The Confederate flag in the Northwest

From my neck of the woods, so to speak ...

One arrest over alleged racial slur at meeting

BELLINGHAM, Wash. – A 14-year-old girl was arrested Monday and accused of yelling a racial slur and threatening to hang a classmate during a meeting at Meridian High School near Bellingham, Wash., according to Whatcom County Sheriff Bill Elfo.

The meeting was called by school administrators in response to reports that nooses were found hanging from a tree at the school and some students displayed Confederate flags.

The source of the dispute, it seems, is an in-school debate over the Confederate flag. It appears there is a contingent of neo-Confederates at the school who are promoting it as a symbol of white heritage. Some have been sporting it on their cars. But school rules prohibit the flag, a prohibition that has court sanction:
The courts took away students’ choice. Judges said the Confederate flag did not belong at school.
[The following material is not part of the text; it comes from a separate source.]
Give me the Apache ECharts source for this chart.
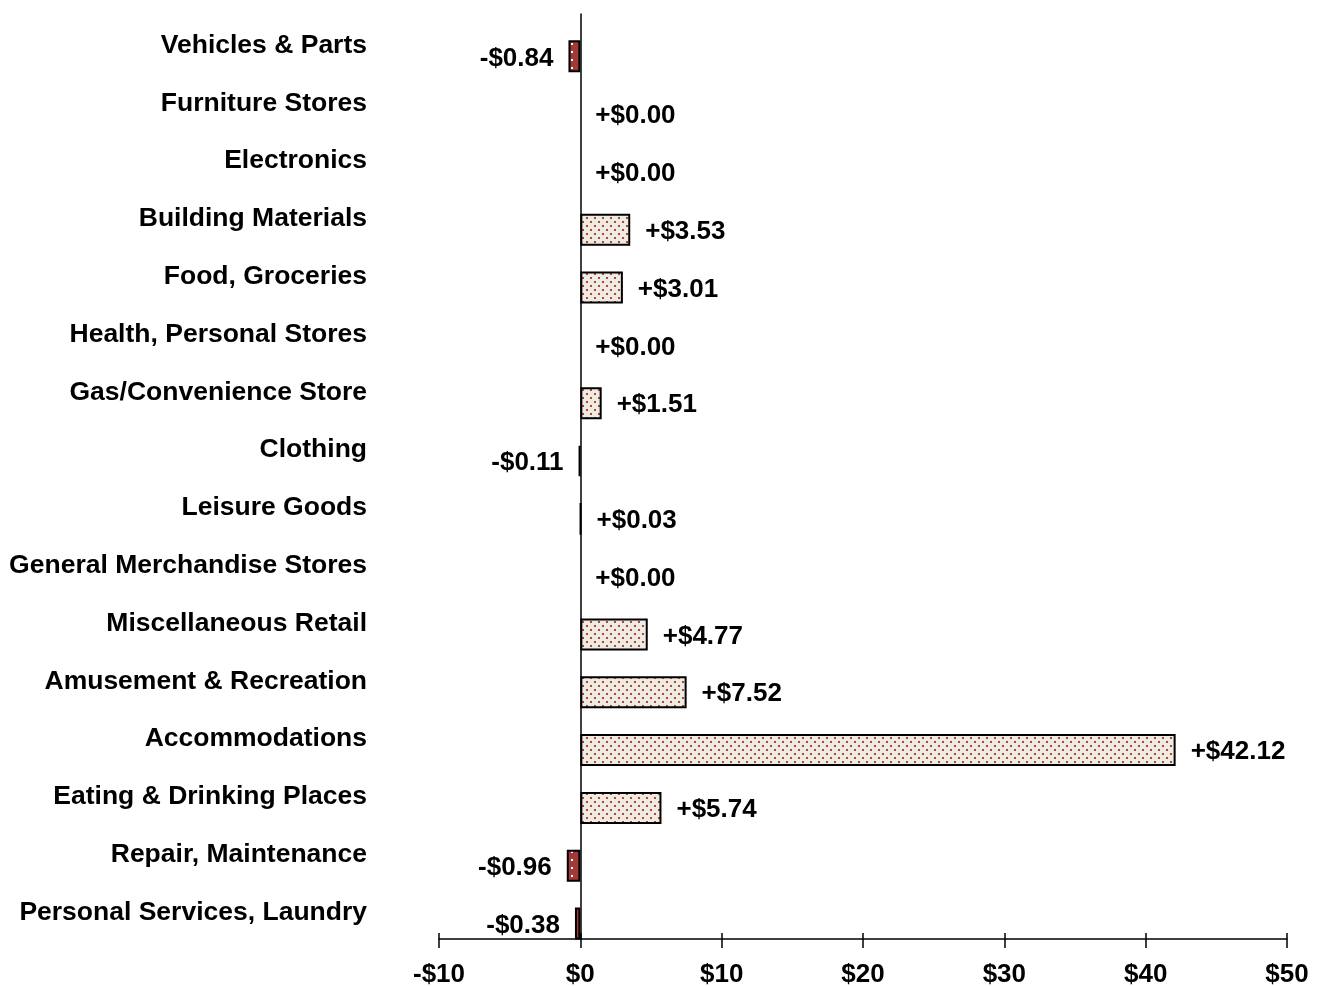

Some said flying the Confederate flag was offensive, but some students believed it was not racist.

Why would the Confederate flag be an issue in northwestern Washington? Because it is a symbol of white supremacism for people well outside the South as well. This is why phony arguments about its meaning are only cover for the stark reality that anyone -- particularly anyone of color -- who is confronted by the flag knows all too well: The Confederate flag is meant to intimidate -- to trumpet the values of white supremacy. The "heritage" which it harkens back to is mostly rife with the charred corpses of lynched innocents.

Whatcom County has a history of right-wing extremism: The Washington State Militia, whose trial In God's Country covered in detail (and which was the subject of Jane Kramer's excellent Lone Patriot: The Short Career of an American Militiaman) was based in rural Whatcom. In recent years there have been cross-burnings aimed at immigrants, and death threats aimed at peace protesters. The Patriots who filled the ranks of the WSM are still very much at large in the county, and their effect keeps bubbling to the surface.